- [WHAT YOU NEED TO DO]:
Reproduce each line that includes the word "this".

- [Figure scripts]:
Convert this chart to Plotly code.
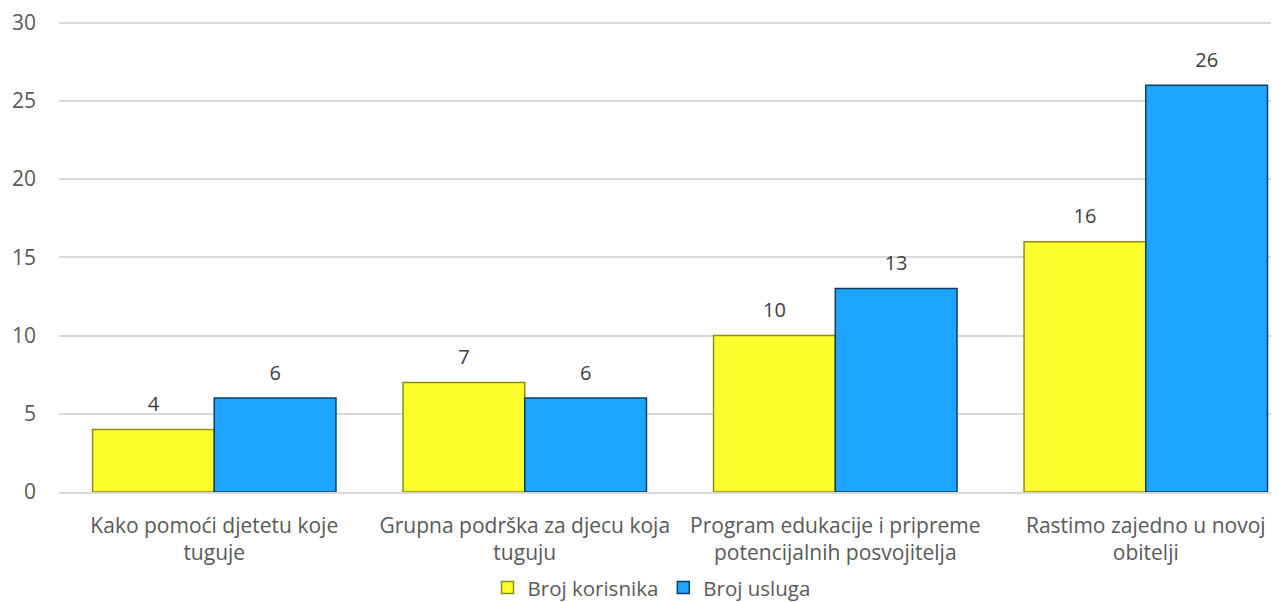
import plotly.graph_objects as go

categories = [
    "Kako pomoći djetetu koje<br>tuguje",
    "Grupna podrška za djecu koja<br>tuguju",
    "Program edukacije i pripreme<br>potencijalnih posvojitelja",
    "Rastimo zajedno u novoj<br>obitelji",
]
broj_korisnika = [4, 7, 10, 16]
broj_usluga = [6, 6, 13, 26]
y_ticks = [0, 5, 10, 15, 20, 25, 30]

font_family = "Open Sans, Noto Sans, sans-serif"
label_color = "#595959"
GAP = 0.216

fig = go.Figure()
series = [
    ("Broj korisnika", broj_korisnika, "#FFFF2E", "#8C8C10", "a"),
    ("Broj usluga", broj_usluga, "#1EA5FF", "#0B3F66", "b"),
]
for name, vals, col, edge, grp in series:
    fig.add_trace(go.Bar(
        name=name, x=categories, y=vals, offsetgroup=grp,
        marker=dict(color=col, line=dict(color=edge, width=1.5)),
        hoverinfo="x+y",
    ))
for name, vals, col, edge, grp in series:
    fig.add_trace(go.Scatter(
        x=categories, y=vals, offsetgroup=grp, mode="markers+text",
        marker=dict(size=20, opacity=0), text=[str(v) for v in vals],
        textposition="top center", showlegend=False, cliponaxis=False,
        textfont=dict(size=20, color="#404040", family=font_family),
        hoverinfo="skip",
    ))

fig.update_layout(
    width=1271, height=594,
    margin=dict(l=51, r=0, t=13.4, b=110),
    paper_bgcolor="white", plot_bgcolor="white",
    barmode="group", bargap=GAP, bargroupgap=0,
    scattermode="group", scattergap=GAP,
    font=dict(family=font_family, size=20, color=label_color),
    showlegend=True,
    legend=dict(orientation="h", x=0.5063, xanchor="center", xref="container",
                y=0.024, yanchor="middle", yref="container",
                font=dict(size=20.5, color=label_color), itemwidth=30,
                traceorder="normal"),
)
fig.update_yaxes(
    range=[0, 30.1], tickvals=y_ticks, showgrid=True, gridcolor="#D9D9D9", gridwidth=1.5,
    zeroline=False, showline=False, ticks="", ticklabelstandoff=22,
    ticklabeloverflow="allow", automargin=False,
    tickfont=dict(size=21, color=label_color),
)
fig.update_xaxes(
    range=[-0.5, 3.429],
    showline=True, linecolor="#D9D9D9", linewidth=1.5, ticks="",
    ticklabelstandoff=14, ticklabeloverflow="allow",
    tickfont=dict(size=21, color=label_color), automargin=False,
)

fig.write_html("out.html")
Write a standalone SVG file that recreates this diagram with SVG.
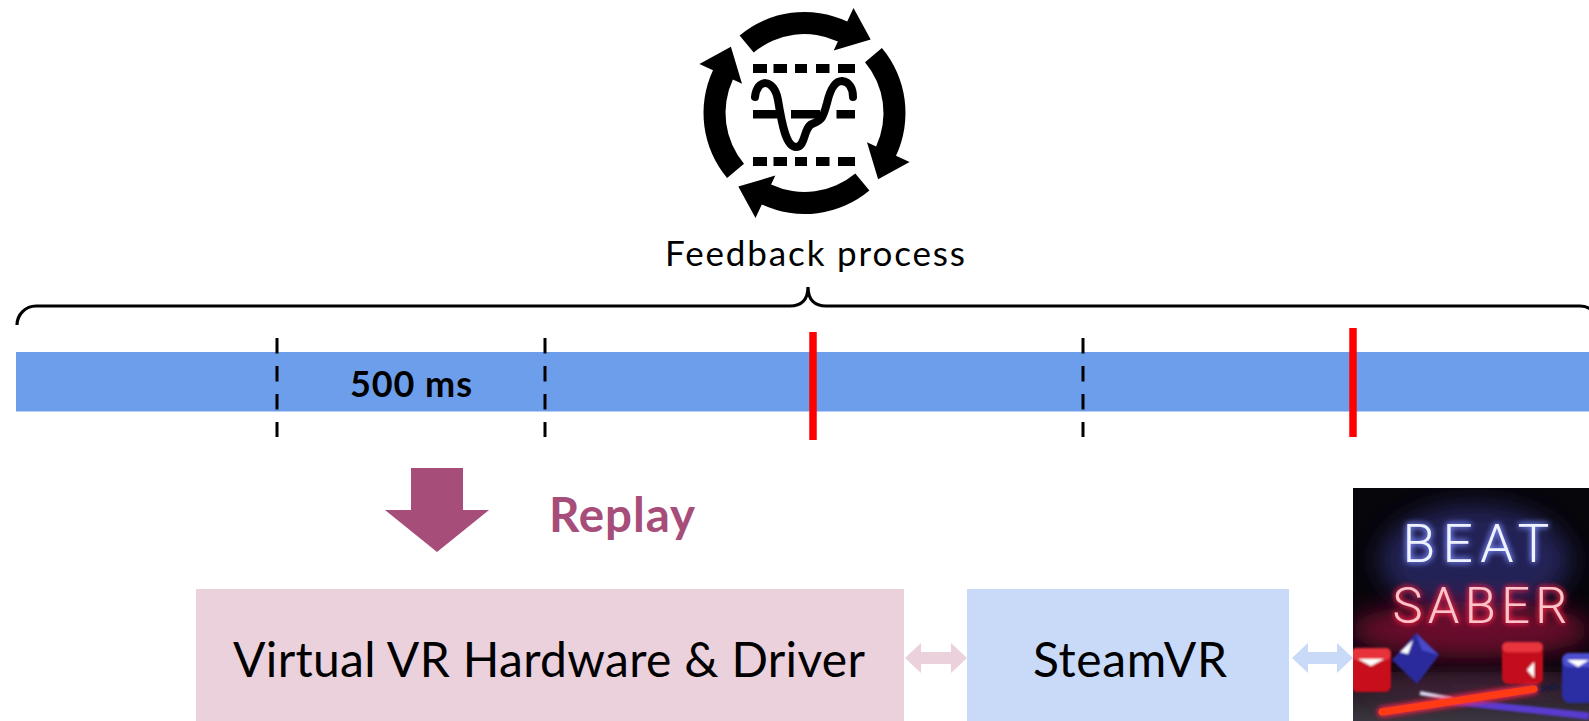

- [SOLUTION BELOW]:
Convert this chart to Plotly code.
Write a standalone SVG file that recreates this diagram with SVG.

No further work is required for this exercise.